The larger bedroom, Burrage’s old library, retains its decorative Gothic ceiling with such famed authors’ names as Emerson, Hawthorne and Holmes carved amid cherubic wreath reliefs. The bow window on Commonwealth Avenue also plays tribute to higher learning with stained-glass images of an urn on books (“Liber Veritas”), a sculpture and a telescope (“Copernicus, Galileo”).
The smaller bedroom is simpler, but just as comfortable. A full laundry is handy off the hall.
Off the sitting room, a spacious dressing room with multiple closets, including a walk-in, initiates the master suite.
The master bath, a classic palace of marble and mirrors, boasts a radiant-heated mosaic Calacatta marble floor, a marble-tiled steam shower, a stained-glass landscape image, a crystal chandelier and a pink onyx double vanity crowned by a keystone sculpture of Goddess Maia modeled on the one in Prague’s Goethe Institute.

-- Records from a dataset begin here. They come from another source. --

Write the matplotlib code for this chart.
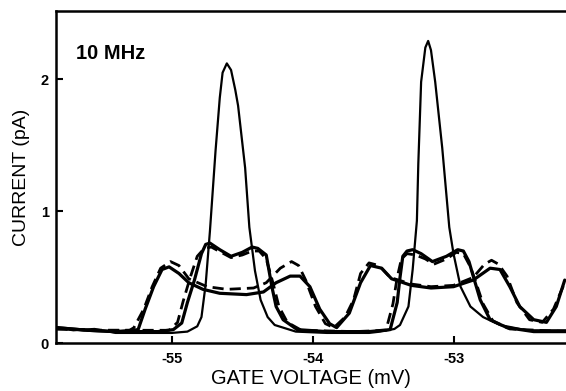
import matplotlib
matplotlib.use("Agg")
import matplotlib.pyplot as plt

plt.rcParams['font.family'] = ['Liberation Sans', 'DejaVu Sans']

# gate voltage (mV) / current (pA)
thin_x = [-55.82, -55.70, -55.55, -55.40, -55.20, -55.00, -54.89, -54.82, -54.79, -54.76,
          -54.73, -54.69, -54.66, -54.64, -54.61, -54.58, -54.55, -54.53, -54.48, -54.45,
          -54.41, -54.37, -54.32, -54.27, -54.12, -53.90, -53.60, -53.52, -53.42, -53.38,
          -53.32, -53.29, -53.26, -53.25, -53.23, -53.20, -53.18, -53.16, -53.13, -53.08,
          -53.03, -53.00, -52.95, -52.88, -52.79, -52.67, -52.48, -52.20]
thin_y = [0.12, 0.10, 0.11, 0.08, 0.08, 0.08, 0.09, 0.13, 0.20, 0.45,
          0.85, 1.46, 1.86, 2.05, 2.12, 2.07, 1.92, 1.80, 1.33, 0.88,
          0.55, 0.33, 0.20, 0.14, 0.09, 0.08, 0.08, 0.09, 0.11, 0.14,
          0.28, 0.56, 0.93, 1.36, 1.98, 2.24, 2.29, 2.22, 1.98, 1.48,
          0.88, 0.68, 0.43, 0.28, 0.20, 0.14, 0.10, 0.10]

mid_x = [-55.82, -55.60, -55.40, -55.10, -54.99, -54.93, -54.89, -54.84, -54.79, -54.76,
         -54.73, -54.66, -54.58, -54.50, -54.43, -54.39, -54.33, -54.29, -54.26, -54.21,
         -54.11, -53.90, -53.60, -53.45, -53.40, -53.38, -53.36, -53.33, -53.29, -53.23,
         -53.15, -53.05, -52.97, -52.93, -52.89, -52.86, -52.81, -52.74, -52.62, -52.43, -52.20]
mid_y = [0.12, 0.10, 0.09, 0.09, 0.105, 0.155, 0.31, 0.48, 0.68, 0.75,
         0.76, 0.71, 0.66, 0.69, 0.73, 0.72, 0.67, 0.43, 0.28, 0.18,
         0.105, 0.09, 0.09, 0.105, 0.31, 0.50, 0.66, 0.70, 0.71, 0.68,
         0.62, 0.66, 0.71, 0.70, 0.62, 0.51, 0.33, 0.18, 0.12, 0.09, 0.09]

mid_dash_x = [-55.82, -55.50, -55.02, -54.96, -54.92, -54.87, -54.82, -54.77, -54.72, -54.65,
              -54.58, -54.50, -54.43, -54.38, -54.33, -54.28, -54.24, -54.18, -54.08, -53.70,
              -53.48, -53.43, -53.40, -53.37, -53.33, -53.27, -53.20, -53.14, -53.05, -52.98,
              -52.93, -52.88, -52.84, -52.79, -52.72, -52.60, -52.20]
mid_dash_y = [0.11, 0.10, 0.10, 0.16, 0.32, 0.50, 0.66, 0.72, 0.73, 0.69,
              0.65, 0.67, 0.70, 0.70, 0.64, 0.45, 0.28, 0.16, 0.10, 0.09,
              0.10, 0.30, 0.50, 0.64, 0.68, 0.67, 0.64, 0.60, 0.64, 0.69,
              0.68, 0.58, 0.46, 0.30, 0.17, 0.11, 0.09]

wide_x = [-55.82, -55.60, -55.40, -55.28, -55.24, -55.19, -55.13, -55.07, -55.02, -54.95,
          -54.88, -54.78, -54.66, -54.47, -54.35, -54.26, -54.16, -54.09, -54.02, -53.95,
          -53.88, -53.83, -53.74, -53.66, -53.59, -53.51, -53.44, -53.30, -53.16, -53.00,
          -52.86, -52.74, -52.67, -52.60, -52.53, -52.43, -52.34, -52.27, -52.21]
wide_y = [0.12, 0.10, 0.09, 0.10, 0.105, 0.26, 0.43, 0.56, 0.58, 0.53,
          0.46, 0.41, 0.38, 0.37, 0.39, 0.46, 0.51, 0.51, 0.43, 0.26,
          0.15, 0.12, 0.23, 0.46, 0.59, 0.57, 0.49, 0.44, 0.42, 0.43,
          0.48, 0.57, 0.56, 0.43, 0.28, 0.18, 0.16, 0.28, 0.48]

wide_dash_x = [-55.82, -55.50, -55.30, -55.27, -55.20, -55.14, -55.08, -55.01, -54.95, -54.88,
               -54.75, -54.61, -54.42, -54.33, -54.23, -54.15, -54.10, -54.05, -53.98, -53.91,
               -53.85, -53.77, -53.71, -53.66, -53.60, -53.53, -53.45, -53.30, -53.16, -53.00,
               -52.86, -52.78, -52.73, -52.68, -52.62, -52.55, -52.46, -52.37, -52.29, -52.21]
wide_dash_y = [0.11, 0.10, 0.10, 0.12, 0.26, 0.43, 0.57, 0.62, 0.59, 0.49,
               0.43, 0.41, 0.42, 0.46, 0.57, 0.62, 0.59, 0.48, 0.28, 0.15,
               0.12, 0.20, 0.33, 0.53, 0.61, 0.59, 0.50, 0.45, 0.43, 0.44,
               0.50, 0.60, 0.63, 0.60, 0.51, 0.31, 0.18, 0.16, 0.26, 0.46]

xticks = [-55, -54, -53]
xticklabels = ['-55', '-54', '-53']
yticks = [0, 1, 2]

fig = plt.figure(figsize=(5.66, 3.91), dpi=100)
ax = fig.add_axes([0.099, 0.1215, 0.901, 0.8515])

kw = dict(color='black', solid_joinstyle='round', solid_capstyle='round')
ax.plot(wide_x, wide_y, lw=2.3, **kw)
ax.plot(mid_x, mid_y, lw=2.3, **kw)
ax.plot(thin_x, thin_y, lw=1.6, **kw)
ax.plot(wide_dash_x, wide_dash_y, lw=2.0, color='black', linestyle=(0, (4, 2.2)))
ax.plot(mid_dash_x, mid_dash_y, lw=2.0, color='black', linestyle=(0, (4, 2.2)))

ax.set_xlim(-55.823, -52.201)
ax.set_ylim(0, 2.52)

ax.spines['right'].set_visible(False)
for s in ['left', 'top', 'bottom']:
    ax.spines[s].set_linewidth(1.8)

ax.set_xticks(xticks)
ax.set_xticklabels(xticklabels)
ax.set_yticks(yticks)
ax.tick_params(direction='in', length=5, width=1.5, labelsize=10.5)
ax.tick_params(axis='x', pad=6)
ax.tick_params(axis='y', pad=5)
for lab in ax.get_xticklabels() + ax.get_yticklabels():
    lab.set_fontweight('bold')

ax.set_xlabel('GATE VOLTAGE (mV)', fontsize=14.5, labelpad=2)
ax.set_ylabel('CURRENT (pA)', fontsize=14, labelpad=8)
ax.text(0.04, 0.87, '10 MHz', transform=ax.transAxes, fontsize=14.5,
        fontweight='bold', va='center', ha='left')

fig.savefig('out.png', dpi=100)
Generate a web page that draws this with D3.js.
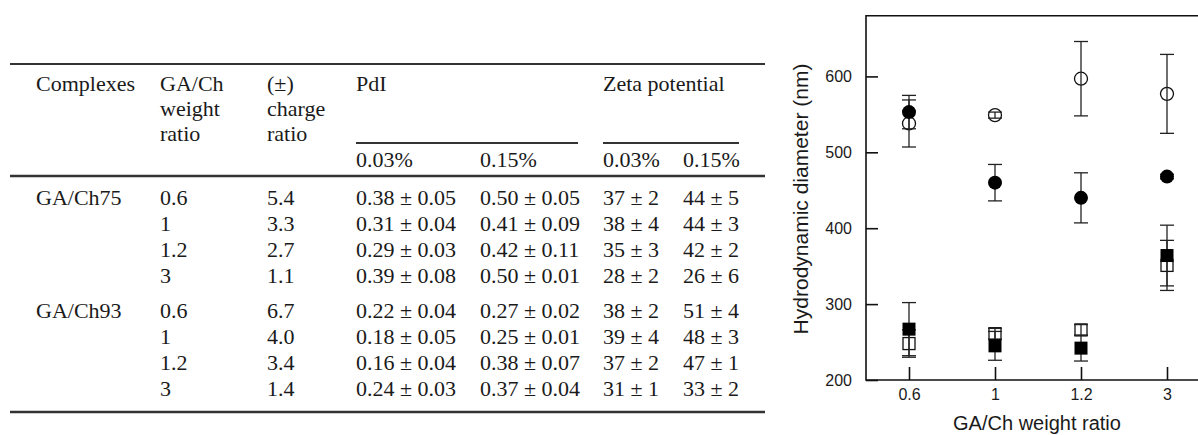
<!DOCTYPE html>
<html>
<head>
<meta charset="utf-8">
<script src="https://cdn.jsdelivr.net/npm/d3@7/dist/d3.min.js"></script>
<style>
  html, body { margin: 0; padding: 0; background: #fff; }
  svg { display: block; }
</style>
</head>
<body>
<svg id="fig" width="1198" height="435"></svg>
<script>
// ---------- Table data ----------
const complexes = ["GA/Ch75", "GA/Ch93"];
const weightRatios = ["0.6", "1", "1.2", "3"];
const chargeRatio75 = ["5.4", "3.3", "2.7", "1.1"];
const chargeRatio93 = ["6.7", "4.0", "3.4", "1.4"];
const pdi003_75 = ["0.38 ± 0.05", "0.31 ± 0.04", "0.29 ± 0.03", "0.39 ± 0.08"];
const pdi015_75 = ["0.50 ± 0.05", "0.41 ± 0.09", "0.42 ± 0.11", "0.50 ± 0.01"];
const zeta003_75 = ["37 ± 2", "38 ± 4", "35 ± 3", "28 ± 2"];
const zeta015_75 = ["44 ± 5", "44 ± 3", "42 ± 2", "26 ± 6"];
const pdi003_93 = ["0.22 ± 0.04", "0.18 ± 0.05", "0.16 ± 0.04", "0.24 ± 0.03"];
const pdi015_93 = ["0.27 ± 0.02", "0.25 ± 0.01", "0.38 ± 0.07", "0.37 ± 0.04"];
const zeta003_93 = ["38 ± 2", "39 ± 4", "37 ± 2", "31 ± 1"];
const zeta015_93 = ["51 ± 4", "48 ± 3", "47 ± 1", "33 ± 2"];
const headerCols = [["Complexes"], ["GA/Ch", "weight", "ratio"], ["(±)", "charge", "ratio"], ["PdI"], [], ["Zeta potential"], []];
const subHeaders = ["0.03%", "0.15%", "0.03%", "0.15%"];

// ---------- Chart data ----------
const xCategories = ["0.6", "1", "1.2", "3"];
const yTicks = [200, 300, 400, 500, 600];
const openCircle = [538, 549, 597, 577];
const openCircleErr = [31, 4, 49, 52];
const filledCircle = [553, 460, 440, 468];
const filledCircleErr = [22, 24, 33, 3];
const openSquare = [248, 261, 266, 351];
const openSquareErr = [18, 7, 7, 33];
const filledSquare = [267, 245, 242, 364];
const filledSquareErr = [35, 19, 17, 40];

(function () {
const svg = d3.select("#fig");

// ================= TABLE =================
const T = svg.append("g").attr("font-family", "'Liberation Serif', serif").attr("font-size", 22).attr("fill", "#1a1a1a");
const colX = [36, 160, 267, 356, 480, 603, 683];
const ruleColor = "#333";

function rule(x1, x2, yy, w) {
  T.append("line").attr("x1", x1).attr("x2", x2).attr("y1", yy).attr("y2", yy)
    .attr("stroke", ruleColor).attr("stroke-width", w);
}
rule(10, 765, 64, 2.2);
headerCols.forEach((lines, ci) => {
  lines.forEach((t, li) => {
    T.append("text").attr("x", colX[ci]).attr("y", 83 + li * 25).attr("dy", "0.35em").text(t);
  });
});
rule(356, 578, 143, 2.2);
rule(603, 739, 143, 2.2);
subHeaders.forEach((t, i) => {
  T.append("text").attr("x", colX[3 + i]).attr("y", 159).attr("dy", "0.35em").text(t);
});
rule(10, 765, 176, 2.6);

const groups = [
  { name: complexes[0], y0: 197, cols: [weightRatios, chargeRatio75, pdi003_75, pdi015_75, zeta003_75, zeta015_75] },
  { name: complexes[1], y0: 310, cols: [weightRatios, chargeRatio93, pdi003_93, pdi015_93, zeta003_93, zeta015_93] }
];
groups.forEach(g => {
  T.append("text").attr("x", colX[0]).attr("y", g.y0).attr("dy", "0.35em").text(g.name);
  g.cols.forEach((col, ci) => {
    col.forEach((t, ri) => {
      T.append("text").attr("x", colX[ci + 1]).attr("y", g.y0 + ri * 26).attr("dy", "0.35em").text(t);
    });
  });
});
rule(10, 765, 412, 2.6);

// ================= CHART =================
const C = svg.append("g");
const pLeft = 866, pTop = 15.7, pBottom = 380, pRight = 1210;
const x = d3.scalePoint().domain(xCategories).range([pLeft, pRight]).padding(0.5);
const y = d3.scaleLinear().domain([200, 680]).range([pBottom, pTop]);

// frame
C.append("path")
  .attr("d", `M${pRight},${pTop}H${pLeft}V${pBottom}H${pRight}`)
  .attr("fill", "none").attr("stroke", "#111").attr("stroke-width", 1.6);

// y axis
const yAxis = d3.axisLeft(y).tickValues(yTicks).tickSize(-12).tickPadding(14).tickFormat(d3.format("d"));
const gy = C.append("g").attr("transform", `translate(${pLeft},0)`).call(yAxis);
gy.select(".domain").remove();
gy.selectAll(".tick line").attr("stroke", "#111").attr("stroke-width", 1.6);
gy.selectAll(".tick text").attr("font-family", "'Liberation Sans', Arial, sans-serif").attr("font-size", 16).attr("fill", "#1a1a1a");

// x axis
const xAxis = d3.axisBottom(x).tickSize(-13).tickPadding(9);
const gx = C.append("g").attr("transform", `translate(0,${pBottom})`).call(xAxis);
gx.select(".domain").remove();
gx.selectAll(".tick line").attr("stroke", "#111").attr("stroke-width", 1.6);
gx.selectAll(".tick text").attr("font-family", "'Liberation Sans', Arial, sans-serif").attr("font-size", 16).attr("fill", "#1a1a1a");

// axis titles
C.append("text").attr("x", 1037).attr("y", 430).attr("text-anchor", "middle")
  .attr("font-family", "'Liberation Sans', Arial, sans-serif").attr("font-size", 20).attr("fill", "#1a1a1a")
  .text("GA/Ch weight ratio");
C.append("text").attr("transform", "translate(801,199) rotate(-90)").attr("dy", "0.35em").attr("text-anchor", "middle")
  .attr("font-family", "'Liberation Sans', Arial, sans-serif").attr("font-size", 21).attr("fill", "#1a1a1a")
  .text("Hydrodynamic diameter (nm)");

function seriesData(vals, errs) {
  return xCategories.map((c, i) => ({ c, v: vals[i], e: errs[i] }));
}
const series = [
  { data: seriesData(openCircle, openCircleErr), shape: "circle", filled: false },
  { data: seriesData(openSquare, openSquareErr), shape: "square", filled: false },
  { data: seriesData(filledCircle, filledCircleErr), shape: "circle", filled: true },
  { data: seriesData(filledSquare, filledSquareErr), shape: "square", filled: true }
];

function drawMarkers(s) {
  const g = C.append("g");
  if (s.shape === "circle") {
    g.selectAll("circle").data(s.data).join("circle")
      .attr("cx", d => x(d.c)).attr("cy", d => y(d.v)).attr("r", s.filled ? 7 : 6.5)
      .attr("fill", s.filled ? "#000" : "#fff").attr("stroke", "#111").attr("stroke-width", s.filled ? 0 : 1.3);
  } else {
    const h = s.filled ? 6.5 : 6;
    g.selectAll("rect").data(s.data).join("rect")
      .attr("x", d => x(d.c) - h).attr("y", d => y(d.v) - h).attr("width", 2 * h).attr("height", 2 * h)
      .attr("fill", s.filled ? "#000" : "#fff").attr("stroke", "#111").attr("stroke-width", s.filled ? 0 : 1.3);
  }
}
function drawErr(s) {
  const g = C.append("g").attr("stroke", "#222").attr("stroke-width", 1.3);
  s.data.forEach(d => {
    const cx = x(d.c), y1 = y(d.v + d.e), y2 = y(d.v - d.e);
    g.append("line").attr("x1", cx).attr("x2", cx).attr("y1", y1).attr("y2", y2);
    g.append("line").attr("x1", cx - 7).attr("x2", cx + 7).attr("y1", y1).attr("y2", y1);
    g.append("line").attr("x1", cx - 7).attr("x2", cx + 7).attr("y1", y2).attr("y2", y2);
  });
}
drawMarkers(series[0]);
drawMarkers(series[1]);
series.forEach(drawErr);
drawMarkers(series[2]);
drawMarkers(series[3]);
})();
</script>
</body>
</html>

Mirrored walls give the illusion of infinite arcades, and the water closet has switchable glass for privacy.
The master bedroom boasts a stylish sitting area embellished with stained-glass windows, festooned wainscoting and a crown molding of antiquarian bas-relief faces suggesting the likenesses of Erasmus, Cleopatra and Queen Elizabeth I.
Just off the master suite, a spiral staircase descends to a new general-purpose space paneled in blond oak, built in with copious cabinetry and bookcases, ended with a leaded-glass bow front and equipped with a marble shower bath. These features suit it for use as a library, media room or au pair/in-law suite.
Also on this level are a deeded storage room and easy access to the heated parking garage.
Residence One at 314 Commonwealth Ave. amalgamates the Belle Epoque of Burrage with the modernity of the millennium, letting the new residents live in Gilded Age grandeur and contemporary convenience simultaneously.